It’s not like you always seek out certain books to realize something, and even when you do, the realizations and thoughts that come through may not have been expected.
I just finished reading American Wife written by Taya Kyle with Jim DeFelice. I was astounded at how much I saw Andrew in Chris Kyle, and even more by how much I aligned with Taya Kyle. Obviously, we are not a mirror image couple, and our relationship is its own. But many of the personality traits I see in Andrew or in myself while reading this book.
After dealing with a loss myself, although not a spouse, this book was therapeutic in the waves of grief that followed and are still washing up now and then. And it also faced a fear I have had, but also deepened since my friend died: how I am always hoping for Andrew’s well-being because I don’t really know what it would be like to face my life without him.

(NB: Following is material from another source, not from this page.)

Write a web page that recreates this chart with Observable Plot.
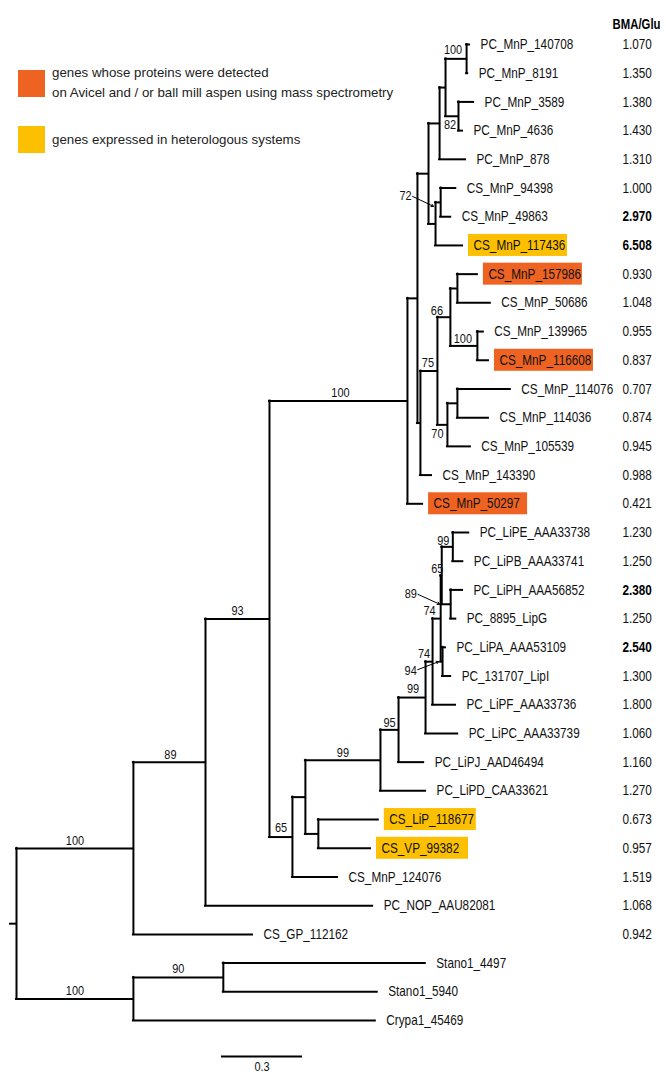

Near the end of the memoir, Taya talks about her search for happiness, and how she usually finds herself thinking of what she hasn’t done rather than her successes. I really saw myself doing this often, although I consider myself a ‘happy’ person. I have been stressed, restless this summer counting down the days and the savings I need to move and start my life-our life-with Andrew. Yet I haven’t necessarily celebrated what I have accomplished so far because I keep looking at what I need to do for the next thing. It definitely reminded me to LIVE IN THE MOMENT more. Something I try to do, but it is definitely an aspiration of mine for that to come more naturally. I have two undergraduate degrees under my belt, I am working in (one of) my fields of study and have someone I love deeply who loves me in return, and I even have plans that I am working towards. I am not lost, but I am still learning and succeeding each day.
So cheers to me on that, and congrats to you (all) for what you succeeded in this summer.